= Fast N' Loud season 11 =

This is a list of episodes for Fast N' Loud Season 11. Season 11 started on August 29, 2016.

| No. overall | No. in season | Title | Original release date | U.S. viewers (millions) |
| 96 | 1 | "Parked in the Keys" | August 29, 2016 | 1.424 |
After building and selling more cars than they can count, Richard and Aaron hit the beach for a much needed break so they can finally answer some of the questions and comments their fans have sent in over the years.
| 97 | 2 | "Harley and Me" | September 5, 2016 | 1.916 |
Richard buys Aaron a 1942 Harley-Davidson WLA '45 with the aim of rebuilding the bike appropriate to its original era in order to participate in a vintage race on the New Jersey shore in just two weeks.
| 98 | 3 | "Hot off the Pantera" | September 12, 2016 | 1.527 |
Looking to make a smash debut at an all-new Barrett-Jackson auction in eight weeks, Richard buys into Aaron’s plan to build a first-ever ’72 Pantera fitted with a custom turbo-charged Ford EcoBoost V6 engine.
| 99 | 4 | "Pan-tera’s Labyrinth" | September 19, 2016 | 1.606 |
A last minute problem arises with the turbo-charged EcoBoost '72 Ford Pantera Aaron is building for the new Barrett-Jackson Northeast, which in turn, forces Richard to gamble by bringing his quarter-million dollar 2005 Ford GT to the auction instead.
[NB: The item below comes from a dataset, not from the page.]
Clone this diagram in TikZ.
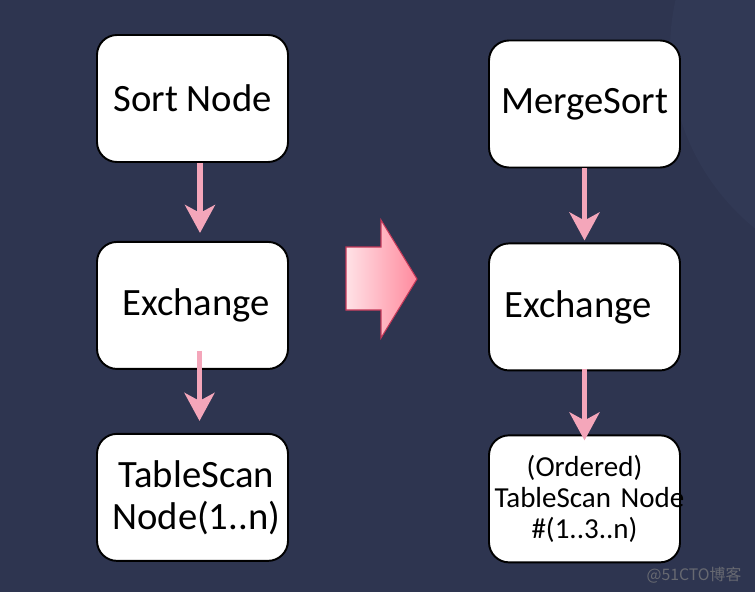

| 100 | 5 | "Gas Monkey Grillers" | September 26, 2016 | 0.573 |
Richard Rawlings with friends from the Gas Monkey Garage & "Street Outlaws" cast take a look online at how far adrenaline junkies will go for thrill. Clips cover it all with plane, bus, motorcycle, & race car crashes.
| 101 | 6 | "The Pickup Artist" | October 3, 2016 | 1.516 |
Richard and Aaron set an ambitious deadline of just six weeks to turn an old '49 Chevy pickup into a show-quality truck in time to debut at the big Lone Star Throwdown.
| 102 | 7 | "Pickup The Pieces" | October 10, 2016 | 1.473 |
Richard and Aaron's goal of turning an old '49 Chevy pickup into a show-quality truck comes down to the wire as they race to finish it in time to debut at the Lone Star Throwdown.
| 103 | 8 | "Camaro Rising" | October 17, 2016 | 1.755 |
After a number of tough builds, Richard decides to do something nice for Aaron and the Monkeys and buys them a '67 Camaro mounted on a K5 chassis hoping it will lift their spirits.
| 104 | 9 | "Porsche 9-1-1" | October 24, 2016 | 1.669 |
Aaron's idea to build a "junkyard Porsche" capable of going head-to-head against Richard's 2015 Porsche 911 Turbo S goes awry when the expensive conversion kits he's bought don't fit as planned.